Elenco dei principali oracoli dell'epoca classica. - Si elencano qui, per ordine alfabetico delle divinità o degli eroi, gli oracoli del mondo greco e quelli d'Italia.
Oracoli del mondo greco: Afrodite Aphakis, ad Afaca in Siria; Afrodite, A Pafo. Anfiarao a Oropo. Api a Menfi. Apollo, ad Abe nella Troade A., ad Adrastea nella Focide; A. Ptoo, ad Acrefia in Beozia; A. Miriceo, ad Antissa in Lesbo; A. Deiradiote, ad Argo in Argolide; A. Licio, ad Argo; A., a Calcedone nella Bitinia; A. Clario, a Claro nella Lidia; A. Granno, in Dacia; A., a Dafne presso Antiochia di Siria; A. Delio, a Delo; A. Delfico, a Delfi nella Focide; A. Coropaio, a Demetriade in Tessaglia; A., a Derea presso Abdera in Tracia; A., a Eutresi in Beozia; A., a Gryneion nella Misia; A., a Hylae presso Magnesia sul Meandro; A., a Hysiae in Beozia; A. Didimeo, a Mileto; A. Maloeis, a Mitilene; A. Napeo, a Metimna in Lesbo; A. Selinunzio, a Orobie in Eubea; A., a Patara in Licia; A. Sarpedonio, a Seleucia in Cilicia; A. Spodio, a Tebe in Beozia; A. Ismenio, a Tebe in Beozia; A., a Tegira in Beozia; A. Sminteo o Timbreo, a Timbre nella Misia; A., a Zelea in Frigia. Atena Chalinitis, a Corinto. Autolico, a Sinope nel Ponto. Dioniso, ad Anficlea nella Focide; D., presso i Satri nella Tracia. Era Acrea a Corinto. Eracle a Bure in Acaia; E., a Gades nella Betica; E., a Hyettos in Beozia; E., a Tespie in Beozia. Esculapio, ad Atene; E., a Cos; E., a Epidauro; E., a Pergamo; E., a Tricca in Tessaglia. Ermete, a Fare in Acaia.
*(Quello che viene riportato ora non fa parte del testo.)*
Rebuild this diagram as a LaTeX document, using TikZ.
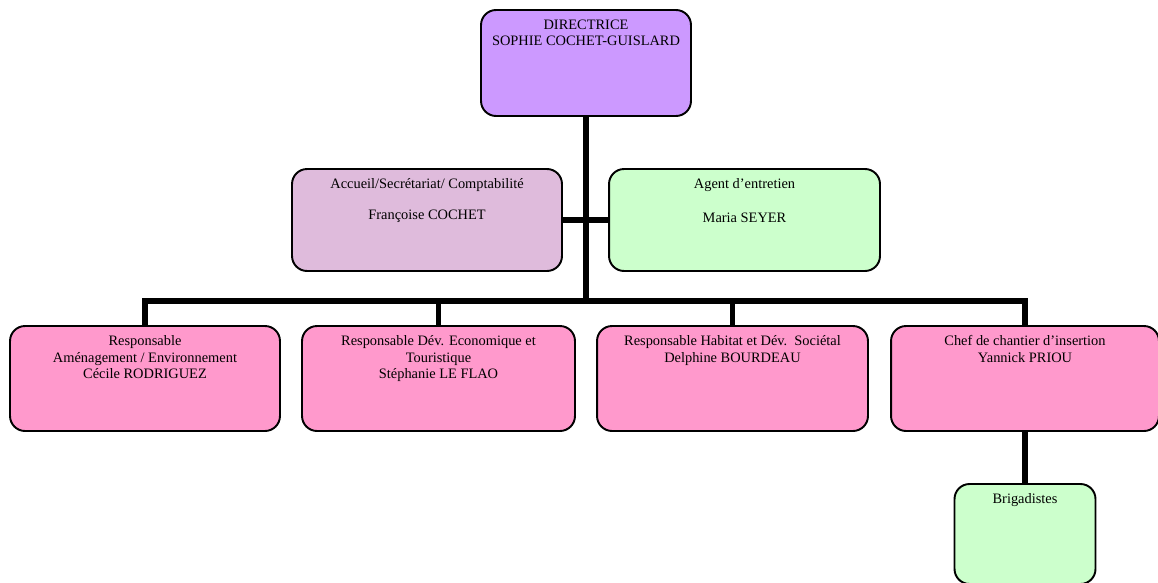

Gea, a Egira in Acaia; G., a Delfi; G. (Demetra), a Patre in Acaia; G., a Olimpia. Glauco, a Delo. Glicone, ad Abonotico in Paflagonia. Ino Pasifae, a Epidauro Limera in Laconia; I. P., a Talame in Laconia. Menesteo, presso Gades nella Betica. Mopso e Anfiloco, a Mallo in Cilicia. Neryllinos, ad Alessandria nella Troade. Ninfe Sfragitidi, sul Citerone. Nyx, a Megara. Pan, a Cesarea Panea in Siria; P., a Licosura in Arcadia; P., a Trezene nell'Argolide. Plutone-Ade, ad Acharaca nella valle del Meandro; P.-A., ad Eana in Macedonia; P.-A., a Ierapoli di Frigia. Podalirio (e Macaone), ad Adrotta in Lidia. Posidone Ippio, a Onchesto in Beozia. Protesilao, ad Eleonte in Tracia. Sarpedone, nella Troade. Temi, a Delfi. Tiresia, a Orcomeno in Beozia. Trofonio, a Lebadea in Beozia. Zeus Ammone, in Libia; Z. Aphytis, nella penisola Calcidica; Z. Dodoneo, a Dodona nell'Epiro; Z. Olimpico, a Olimpia nell'Elide.
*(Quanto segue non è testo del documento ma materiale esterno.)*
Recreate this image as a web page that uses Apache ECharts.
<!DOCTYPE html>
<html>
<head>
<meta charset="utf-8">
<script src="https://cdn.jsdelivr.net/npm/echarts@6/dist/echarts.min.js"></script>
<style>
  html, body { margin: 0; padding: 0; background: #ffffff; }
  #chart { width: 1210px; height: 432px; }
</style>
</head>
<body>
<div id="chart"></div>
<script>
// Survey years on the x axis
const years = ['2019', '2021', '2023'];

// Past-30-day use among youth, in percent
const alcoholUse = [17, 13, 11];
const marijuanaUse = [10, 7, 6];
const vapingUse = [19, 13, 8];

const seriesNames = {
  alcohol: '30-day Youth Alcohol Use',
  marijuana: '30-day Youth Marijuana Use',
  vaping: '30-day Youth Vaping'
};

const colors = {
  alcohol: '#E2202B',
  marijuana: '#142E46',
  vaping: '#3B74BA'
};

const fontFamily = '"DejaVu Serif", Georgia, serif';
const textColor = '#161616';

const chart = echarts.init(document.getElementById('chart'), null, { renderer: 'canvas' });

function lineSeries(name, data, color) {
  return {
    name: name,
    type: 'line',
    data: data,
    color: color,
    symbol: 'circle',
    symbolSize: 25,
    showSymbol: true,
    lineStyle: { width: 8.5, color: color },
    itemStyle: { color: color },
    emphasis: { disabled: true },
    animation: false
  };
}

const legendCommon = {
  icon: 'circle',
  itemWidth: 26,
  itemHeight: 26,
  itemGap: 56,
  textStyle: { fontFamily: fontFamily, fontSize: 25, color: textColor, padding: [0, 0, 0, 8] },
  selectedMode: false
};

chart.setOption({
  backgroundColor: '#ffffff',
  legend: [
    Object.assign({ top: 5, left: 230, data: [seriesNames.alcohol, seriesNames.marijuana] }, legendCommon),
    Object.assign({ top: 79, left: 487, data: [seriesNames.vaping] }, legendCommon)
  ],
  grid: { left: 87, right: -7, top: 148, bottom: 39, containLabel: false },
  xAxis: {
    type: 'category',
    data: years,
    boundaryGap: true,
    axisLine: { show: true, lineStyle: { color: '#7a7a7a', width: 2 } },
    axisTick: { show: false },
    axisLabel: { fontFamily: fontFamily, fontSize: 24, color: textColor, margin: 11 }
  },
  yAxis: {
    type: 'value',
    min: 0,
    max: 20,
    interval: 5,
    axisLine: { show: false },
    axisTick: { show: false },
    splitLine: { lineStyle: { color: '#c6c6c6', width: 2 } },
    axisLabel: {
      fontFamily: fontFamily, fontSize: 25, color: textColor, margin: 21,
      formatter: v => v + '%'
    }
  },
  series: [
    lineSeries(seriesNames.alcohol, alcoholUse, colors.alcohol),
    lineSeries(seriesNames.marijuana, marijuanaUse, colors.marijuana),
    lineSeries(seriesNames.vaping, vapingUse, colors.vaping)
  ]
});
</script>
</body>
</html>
Oracoli d'Italia: Albunea, a Tivoli. Calcante, sul monte Drione in Apulia. Le Camene, a Roma. Clitunno, a Mevania. Esculapio, nell'Isola Tiberina a Roma. Fauno, a Tivoli. Fortuna Primigenia, a Preneste. Fortuna, ad Anzio. Gerione, a Padova. Pico, a Tiora Matiene nel paese degli Equi. Podalirio, sul monte Drione in Apulia. La Sibilla, a Cuma.